* start *
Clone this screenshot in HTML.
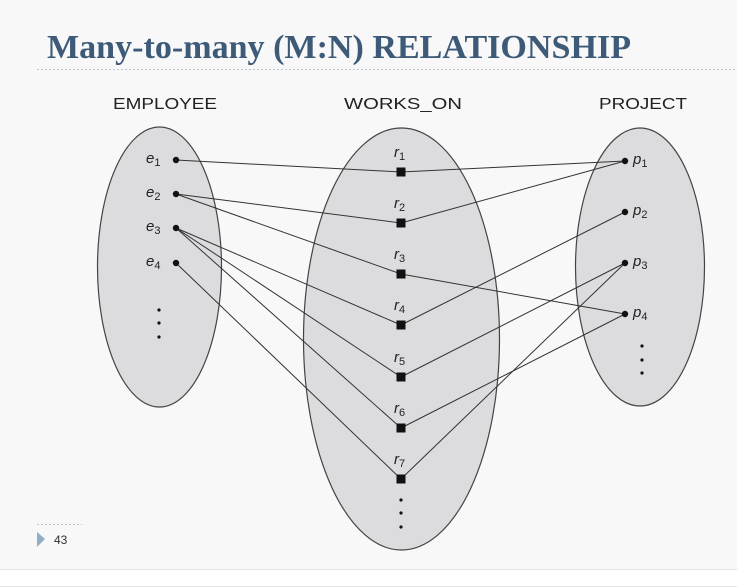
<!DOCTYPE html>
<html><head><meta charset="utf-8"><style>
html,body{margin:0;padding:0;width:737px;height:587px;overflow:hidden;background:#fff}
</style></head><body>
<svg width="737" height="587" viewBox="0 0 737 587" xmlns="http://www.w3.org/2000/svg" font-family="Liberation Sans, sans-serif">
<rect x="0" y="0" width="737" height="569" fill="#f8f8f8"/>
<line x1="0" y1="569.5" x2="737" y2="569.5" stroke="#e6e6e6"/>
<line x1="0" y1="586.5" x2="737" y2="586.5" stroke="#e6e6e6"/>
<text x="47" y="58" font-family="Liberation Serif, serif" font-weight="bold" font-size="34" fill="#3d5a78" textLength="584" lengthAdjust="spacingAndGlyphs">Many-to-many (M:N) RELATIONSHIP</text>
<line x1="37" y1="69.5" x2="737" y2="69.5" stroke="#b9c6d6" stroke-dasharray="2,2"/>
<line x1="37" y1="524.5" x2="82" y2="524.5" stroke="#b9c6d6" stroke-dasharray="2,2"/>
<polygon points="37,532 45,539 37,547" fill="#8faec8"/>
<text x="54" y="544" font-size="12" fill="#333">43</text>
<g font-size="16" fill="#222">
<text x="113" y="109" textLength="104" lengthAdjust="spacingAndGlyphs">EMPLOYEE</text>
<text x="344" y="109" textLength="118" lengthAdjust="spacingAndGlyphs">WORKS_ON</text>
<text x="599" y="109" textLength="88" lengthAdjust="spacingAndGlyphs">PROJECT</text>
</g>
<g fill="#dcdcdf" stroke="#444" stroke-width="1.2">
<ellipse cx="159.5" cy="267" rx="62" ry="140"/>
<ellipse cx="401.5" cy="339" rx="98" ry="211"/>
<ellipse cx="640" cy="267" rx="64.5" ry="139"/>
</g>
<g stroke="#333" stroke-width="1">
<line x1="176" y1="160" x2="401" y2="172"/>
<line x1="176" y1="194" x2="401" y2="223"/>
<line x1="176" y1="194" x2="401" y2="274"/>
<line x1="176" y1="228" x2="401" y2="325"/>
<line x1="176" y1="228" x2="401" y2="377"/>
<line x1="176" y1="228" x2="401" y2="428"/>
<line x1="176" y1="263" x2="401" y2="479"/>
<line x1="401" y1="172" x2="625" y2="161"/>
<line x1="401" y1="223" x2="625" y2="161"/>
<line x1="401" y1="274" x2="625" y2="314"/>
<line x1="401" y1="325" x2="625" y2="212"/>
<line x1="401" y1="377" x2="625" y2="263"/>
<line x1="401" y1="428" x2="625" y2="314"/>
<line x1="401" y1="479" x2="625" y2="263"/>
</g>
<g fill="#111">
<circle cx="176" cy="160" r="3.2"/><circle cx="176" cy="194" r="3.2"/><circle cx="176" cy="228" r="3.2"/><circle cx="176" cy="263" r="3.2"/>
<circle cx="159" cy="310" r="1.6"/><circle cx="159" cy="323" r="1.6"/><circle cx="159" cy="337" r="1.6"/>
<circle cx="625" cy="161" r="3.2"/><circle cx="625" cy="212" r="3.2"/><circle cx="625" cy="263" r="3.2"/><circle cx="625" cy="314" r="3.2"/>
<circle cx="642" cy="346" r="1.6"/><circle cx="642" cy="360" r="1.6"/><circle cx="642" cy="373" r="1.6"/>
<circle cx="401" cy="500" r="1.6"/><circle cx="401" cy="513" r="1.6"/><circle cx="401" cy="527" r="1.6"/>
<rect x="396.5" y="167.5" width="9" height="9"/><rect x="396.5" y="218.5" width="9" height="9"/><rect x="396.5" y="269.5" width="9" height="9"/><rect x="396.5" y="320.5" width="9" height="9"/><rect x="396.5" y="372.5" width="9" height="9"/><rect x="396.5" y="423.5" width="9" height="9"/><rect x="396.5" y="474.5" width="9" height="9"/>
</g>
<g font-size="15" fill="#222" font-style="italic">
<text x="146" y="163">e<tspan font-size="11" font-style="normal" dy="3">1</tspan></text>
<text x="146" y="197">e<tspan font-size="11" font-style="normal" dy="3">2</tspan></text>
<text x="146" y="231">e<tspan font-size="11" font-style="normal" dy="3">3</tspan></text>
<text x="146" y="266">e<tspan font-size="11" font-style="normal" dy="3">4</tspan></text>
<text x="633" y="164">p<tspan font-size="11" font-style="normal" dy="3">1</tspan></text>
<text x="633" y="215">p<tspan font-size="11" font-style="normal" dy="3">2</tspan></text>
<text x="633" y="266">p<tspan font-size="11" font-style="normal" dy="3">3</tspan></text>
<text x="633" y="317">p<tspan font-size="11" font-style="normal" dy="3">4</tspan></text>
<text x="394" y="157">r<tspan font-size="11" font-style="normal" dy="3">1</tspan></text>
<text x="394" y="208">r<tspan font-size="11" font-style="normal" dy="3">2</tspan></text>
<text x="394" y="259">r<tspan font-size="11" font-style="normal" dy="3">3</tspan></text>
<text x="394" y="310">r<tspan font-size="11" font-style="normal" dy="3">4</tspan></text>
<text x="394" y="362">r<tspan font-size="11" font-style="normal" dy="3">5</tspan></text>
<text x="394" y="413">r<tspan font-size="11" font-style="normal" dy="3">6</tspan></text>
<text x="394" y="464">r<tspan font-size="11" font-style="normal" dy="3">7</tspan></text>
</g>
</svg>
</body></html>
* end *
• _WHAT YOU HAVE TO DO_: Write the listing above out again exactly, dropping each image.

• _ANSWER TO THE EXERCISE_:
Clone this screenshot in HTML.
<!DOCTYPE html>
<html><head><meta charset="utf-8"><style>
html,body{margin:0;padding:0;width:737px;height:587px;overflow:hidden;background:#fff}
</style></head><body>
<svg width="737" height="587" viewBox="0 0 737 587" xmlns="http://www.w3.org/2000/svg" font-family="Liberation Sans, sans-serif">
<rect x="0" y="0" width="737" height="569" fill="#f8f8f8"/>
<line x1="0" y1="569.5" x2="737" y2="569.5" stroke="#e6e6e6"/>
<line x1="0" y1="586.5" x2="737" y2="586.5" stroke="#e6e6e6"/>
<text x="47" y="58" font-family="Liberation Serif, serif" font-weight="bold" font-size="34" fill="#3d5a78" textLength="584" lengthAdjust="spacingAndGlyphs">Many-to-many (M:N) RELATIONSHIP</text>
<line x1="37" y1="69.5" x2="737" y2="69.5" stroke="#b9c6d6" stroke-dasharray="2,2"/>
<line x1="37" y1="524.5" x2="82" y2="524.5" stroke="#b9c6d6" stroke-dasharray="2,2"/>
<polygon points="37,532 45,539 37,547" fill="#8faec8"/>
<text x="54" y="544" font-size="12" fill="#333">43</text>
<g font-size="16" fill="#222">
<text x="113" y="109" textLength="104" lengthAdjust="spacingAndGlyphs">EMPLOYEE</text>
<text x="344" y="109" textLength="118" lengthAdjust="spacingAndGlyphs">WORKS_ON</text>
<text x="599" y="109" textLength="88" lengthAdjust="spacingAndGlyphs">PROJECT</text>
</g>
<g fill="#dcdcdf" stroke="#444" stroke-width="1.2">
<ellipse cx="159.5" cy="267" rx="62" ry="140"/>
<ellipse cx="401.5" cy="339" rx="98" ry="211"/>
<ellipse cx="640" cy="267" rx="64.5" ry="139"/>
</g>
<g stroke="#333" stroke-width="1">
<line x1="176" y1="160" x2="401" y2="172"/>
<line x1="176" y1="194" x2="401" y2="223"/>
<line x1="176" y1="194" x2="401" y2="274"/>
<line x1="176" y1="228" x2="401" y2="325"/>
<line x1="176" y1="228" x2="401" y2="377"/>
<line x1="176" y1="228" x2="401" y2="428"/>
<line x1="176" y1="263" x2="401" y2="479"/>
<line x1="401" y1="172" x2="625" y2="161"/>
<line x1="401" y1="223" x2="625" y2="161"/>
<line x1="401" y1="274" x2="625" y2="314"/>
<line x1="401" y1="325" x2="625" y2="212"/>
<line x1="401" y1="377" x2="625" y2="263"/>
<line x1="401" y1="428" x2="625" y2="314"/>
<line x1="401" y1="479" x2="625" y2="263"/>
</g>
<g fill="#111">
<circle cx="176" cy="160" r="3.2"/><circle cx="176" cy="194" r="3.2"/><circle cx="176" cy="228" r="3.2"/><circle cx="176" cy="263" r="3.2"/>
<circle cx="159" cy="310" r="1.6"/><circle cx="159" cy="323" r="1.6"/><circle cx="159" cy="337" r="1.6"/>
<circle cx="625" cy="161" r="3.2"/><circle cx="625" cy="212" r="3.2"/><circle cx="625" cy="263" r="3.2"/><circle cx="625" cy="314" r="3.2"/>
<circle cx="642" cy="346" r="1.6"/><circle cx="642" cy="360" r="1.6"/><circle cx="642" cy="373" r="1.6"/>
<circle cx="401" cy="500" r="1.6"/><circle cx="401" cy="513" r="1.6"/><circle cx="401" cy="527" r="1.6"/>
<rect x="396.5" y="167.5" width="9" height="9"/><rect x="396.5" y="218.5" width="9" height="9"/><rect x="396.5" y="269.5" width="9" height="9"/><rect x="396.5" y="320.5" width="9" height="9"/><rect x="396.5" y="372.5" width="9" height="9"/><rect x="396.5" y="423.5" width="9" height="9"/><rect x="396.5" y="474.5" width="9" height="9"/>
</g>
<g font-size="15" fill="#222" font-style="italic">
<text x="146" y="163">e<tspan font-size="11" font-style="normal" dy="3">1</tspan></text>
<text x="146" y="197">e<tspan font-size="11" font-style="normal" dy="3">2</tspan></text>
<text x="146" y="231">e<tspan font-size="11" font-style="normal" dy="3">3</tspan></text>
<text x="146" y="266">e<tspan font-size="11" font-style="normal" dy="3">4</tspan></text>
<text x="633" y="164">p<tspan font-size="11" font-style="normal" dy="3">1</tspan></text>
<text x="633" y="215">p<tspan font-size="11" font-style="normal" dy="3">2</tspan></text>
<text x="633" y="266">p<tspan font-size="11" font-style="normal" dy="3">3</tspan></text>
<text x="633" y="317">p<tspan font-size="11" font-style="normal" dy="3">4</tspan></text>
<text x="394" y="157">r<tspan font-size="11" font-style="normal" dy="3">1</tspan></text>
<text x="394" y="208">r<tspan font-size="11" font-style="normal" dy="3">2</tspan></text>
<text x="394" y="259">r<tspan font-size="11" font-style="normal" dy="3">3</tspan></text>
<text x="394" y="310">r<tspan font-size="11" font-style="normal" dy="3">4</tspan></text>
<text x="394" y="362">r<tspan font-size="11" font-style="normal" dy="3">5</tspan></text>
<text x="394" y="413">r<tspan font-size="11" font-style="normal" dy="3">6</tspan></text>
<text x="394" y="464">r<tspan font-size="11" font-style="normal" dy="3">7</tspan></text>
</g>
</svg>
</body></html>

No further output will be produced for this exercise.